WHAT YOU ARE ASKED TO DO »
All lines below must be repeated exactly, with the pictures omitted.

---

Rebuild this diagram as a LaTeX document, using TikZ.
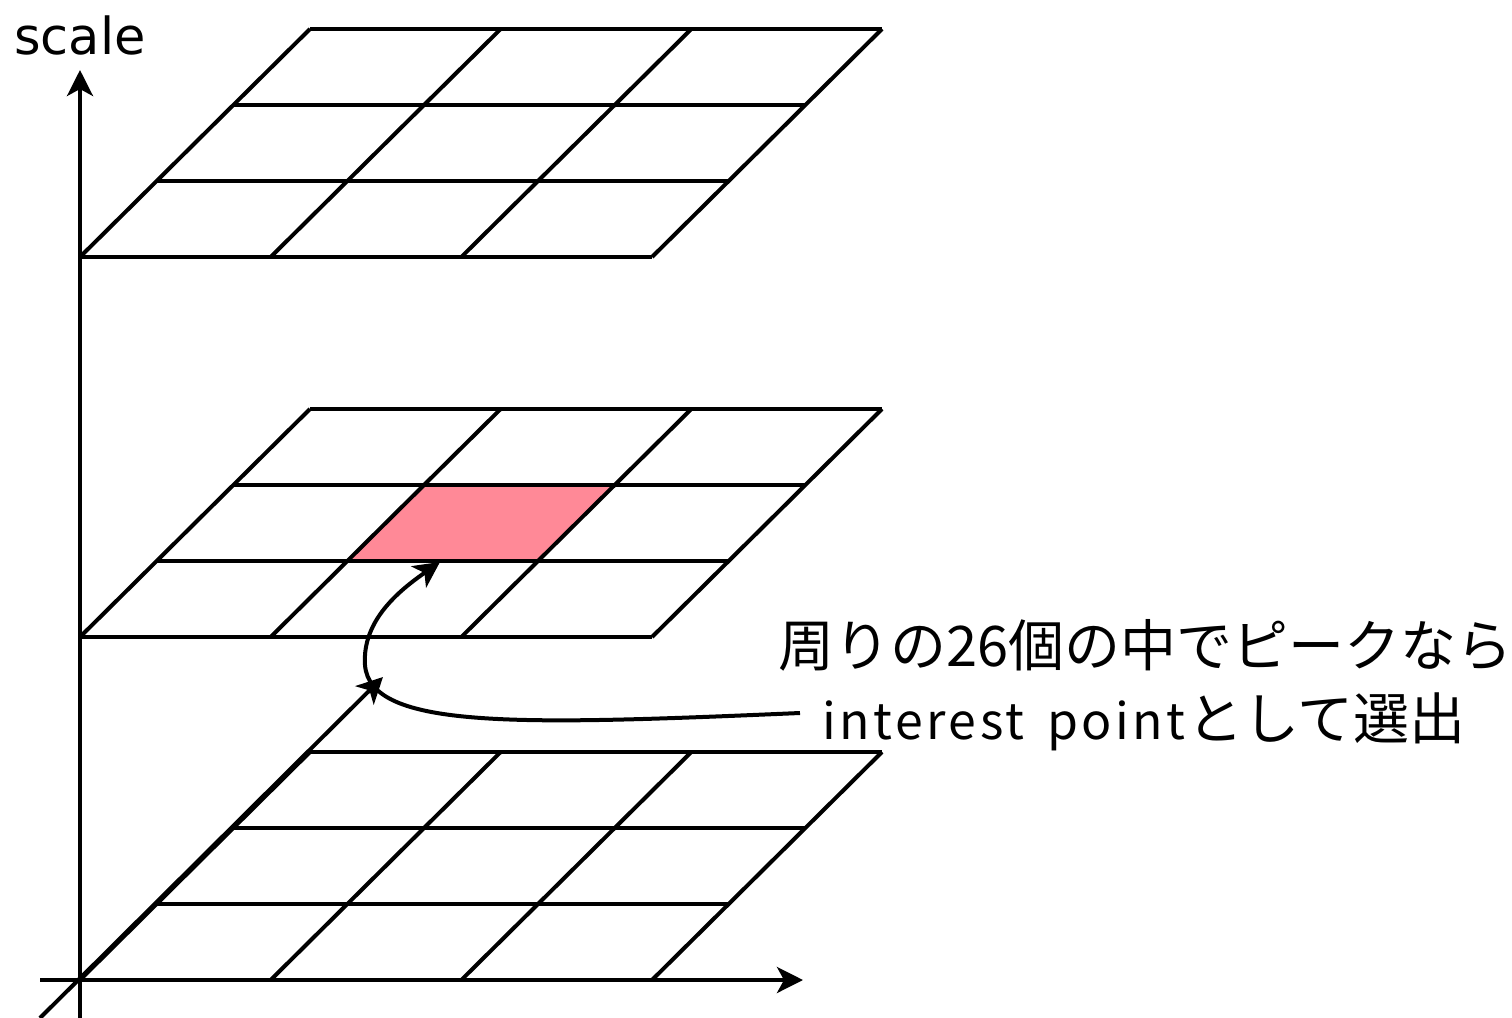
\documentclass[tikz,border=0pt]{standalone}
\usepackage{fontspec}
\setmainfont{DejaVu Sans}
\newfontfamily\jpfont{Noto Sans CJK JP}
\newfontfamily\latinsp[LetterSpace=7]{Noto Sans CJK JP}
\usetikzlibrary{arrows.meta}
\definecolor{peak}{RGB}{255,137,151}
\tikzset{
  gridline/.style={line width=2pt, black},
  axis/.style={line width=2pt, -{Stealth[length=13pt, width=13pt, inset=3.5pt]}},
  lbl/.style={inner sep=0pt, font=\fontsize{25.5}{30}\selectfont},
  jplbl/.style={inner sep=0pt, anchor=west, font=\jpfont\fontsize{28}{34}\selectfont}
}
\newcommand{\layergrid}[1]{%
  \foreach \i in {0,1,2,3} {
    \draw[gridline] ({80+\i*76.667},{#1-\i*76}) -- ({651.9+\i*76.667},{#1-\i*76});
    \draw[gridline] ({80+\i*190.67},{#1}) -- ({310+\i*190.67},{#1-228});
  }%
}
\begin{document}
\begin{tikzpicture}[x=0.5pt, y=-0.5pt]
\useasboundingbox (0,0) rectangle (1512,1018);
% highlighted cell
\fill[peak] (347.3,561) -- (538,561) -- (614.7,485) -- (424,485) -- cycle;
% grids
\layergrid{980}
\layergrid{637}
\layergrid{257}
% axes
\coordinate (vs) at (80,1018);
\coordinate (ve) at (80,70);
\coordinate (hs) at (40,980);
\coordinate (he) at (803,980);
\coordinate (ds) at (40,1018);
\coordinate (de) at (383,677);
\draw[axis] (vs) -- (ve);
\draw[axis] (hs) -- (he);
\draw[axis] (ds) -- (de);
% labels
\node[lbl] (scale) at (80,35) {scale};
\node[jplbl] (t1) at (778,645) {周りの26個の中でピークなら};
\node[jplbl] (t2) at (822,722) {{\latinsp\fontsize{25}{30}\selectfont interest\hspace{0.45em}point}\hspace{1pt}として選出};
% curved pointer
\coordinate (cs) at (800,713);
\coordinate (cm) at (365,665);
\coordinate (ce) at (440,562);
\draw[axis] (cs) .. controls (520,725) and (370,730) .. (cm)
  .. controls (362,620) and (400,590) .. (ce);
\end{tikzpicture}
\end{document}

---

SOLUTION TO THIS EXERCISE »
Rebuild this diagram as a LaTeX document, using TikZ.
\documentclass[tikz,border=0pt]{standalone}
\usepackage{fontspec}
\setmainfont{DejaVu Sans}
\newfontfamily\jpfont{Noto Sans CJK JP}
\newfontfamily\latinsp[LetterSpace=7]{Noto Sans CJK JP}
\usetikzlibrary{arrows.meta}
\definecolor{peak}{RGB}{255,137,151}
\tikzset{
  gridline/.style={line width=2pt, black},
  axis/.style={line width=2pt, -{Stealth[length=13pt, width=13pt, inset=3.5pt]}},
  lbl/.style={inner sep=0pt, font=\fontsize{25.5}{30}\selectfont},
  jplbl/.style={inner sep=0pt, anchor=west, font=\jpfont\fontsize{28}{34}\selectfont}
}
\newcommand{\layergrid}[1]{%
  \foreach \i in {0,1,2,3} {
    \draw[gridline] ({80+\i*76.667},{#1-\i*76}) -- ({651.9+\i*76.667},{#1-\i*76});
    \draw[gridline] ({80+\i*190.67},{#1}) -- ({310+\i*190.67},{#1-228});
  }%
}
\begin{document}
\begin{tikzpicture}[x=0.5pt, y=-0.5pt]
\useasboundingbox (0,0) rectangle (1512,1018);
% highlighted cell
\fill[peak] (347.3,561) -- (538,561) -- (614.7,485) -- (424,485) -- cycle;
% grids
\layergrid{980}
\layergrid{637}
\layergrid{257}
% axes
\coordinate (vs) at (80,1018);
\coordinate (ve) at (80,70);
\coordinate (hs) at (40,980);
\coordinate (he) at (803,980);
\coordinate (ds) at (40,1018);
\coordinate (de) at (383,677);
\draw[axis] (vs) -- (ve);
\draw[axis] (hs) -- (he);
\draw[axis] (ds) -- (de);
% labels
\node[lbl] (scale) at (80,35) {scale};
\node[jplbl] (t1) at (778,645) {周りの26個の中でピークなら};
\node[jplbl] (t2) at (822,722) {{\latinsp\fontsize{25}{30}\selectfont interest\hspace{0.45em}point}\hspace{1pt}として選出};
% curved pointer
\coordinate (cs) at (800,713);
\coordinate (cm) at (365,665);
\coordinate (ce) at (440,562);
\draw[axis] (cs) .. controls (520,725) and (370,730) .. (cm)
  .. controls (362,620) and (400,590) .. (ce);
\end{tikzpicture}
\end{document}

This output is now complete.